Asked by McHenry why Treasury simply does not “name names” and tell U.S. investors to avoid backing specific companies -- an approach he believes would be clearer and faster -- Yellen said sanctions are usually put in place after something problematic has occurred, while the outbound investment rule will seek to address “rapidly evolving” areas.

“We know that there’s a gap in our regulatory framework, and we want to make sure that American firms and persons are not contributing through their investment activities to enabling firms in China or other countries of concern” that pose national security risks, Yellen said.

The proposed rule, published July 5, would apply to China’s AI, quantum and semiconductor sectors (see 2407030009). Public comments are due Aug. 4.

Also during the hearing, Yellen defended the Financial Crimes Enforcement Network’s rollout of its new beneficial ownership information (BOI) reporting rule, saying there is an “extensive outreach and education program that’s taking place across the country” to make small businesses aware of the reporting requirements.
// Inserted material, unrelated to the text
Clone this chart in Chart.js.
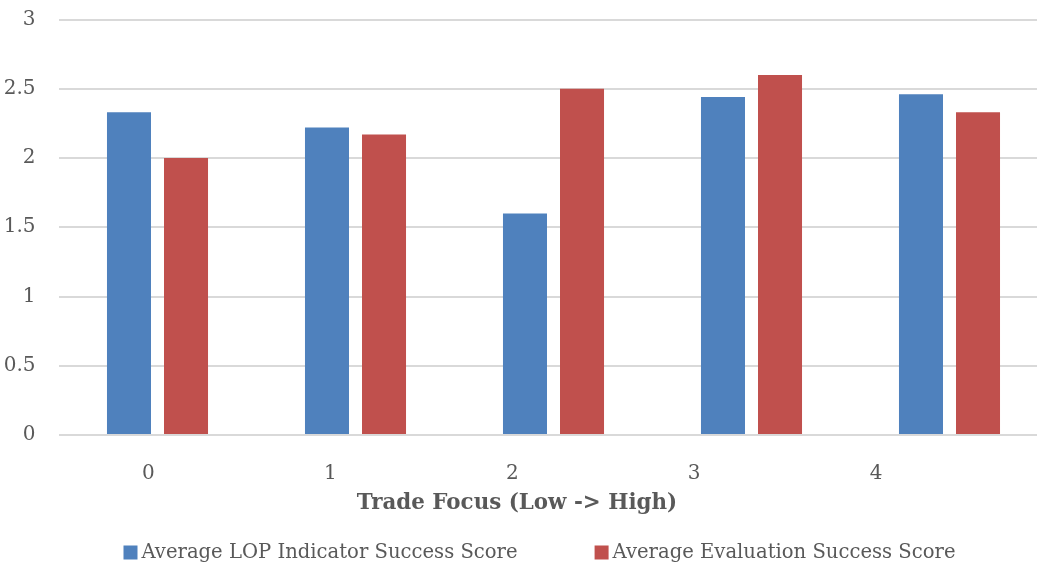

Yellen said FinCEN has seen a “good response so far,” with about 2.7 million firms having complied.

Several Republican and Democratic committee members said they are concerned that most of the nation’s small businesses still do not know about the reporting requirements.

The BOI rule, which requires companies to submit information on who owns and controls them, is designed to help the government prevent sanctioned parties and others from hiding money or property in the U.S. (see [Ref:2312210017). Most companies are supposed to comply with the new rule by Jan. 1, 2025, and Treasury has no plans to extend the deadline, Yellen said.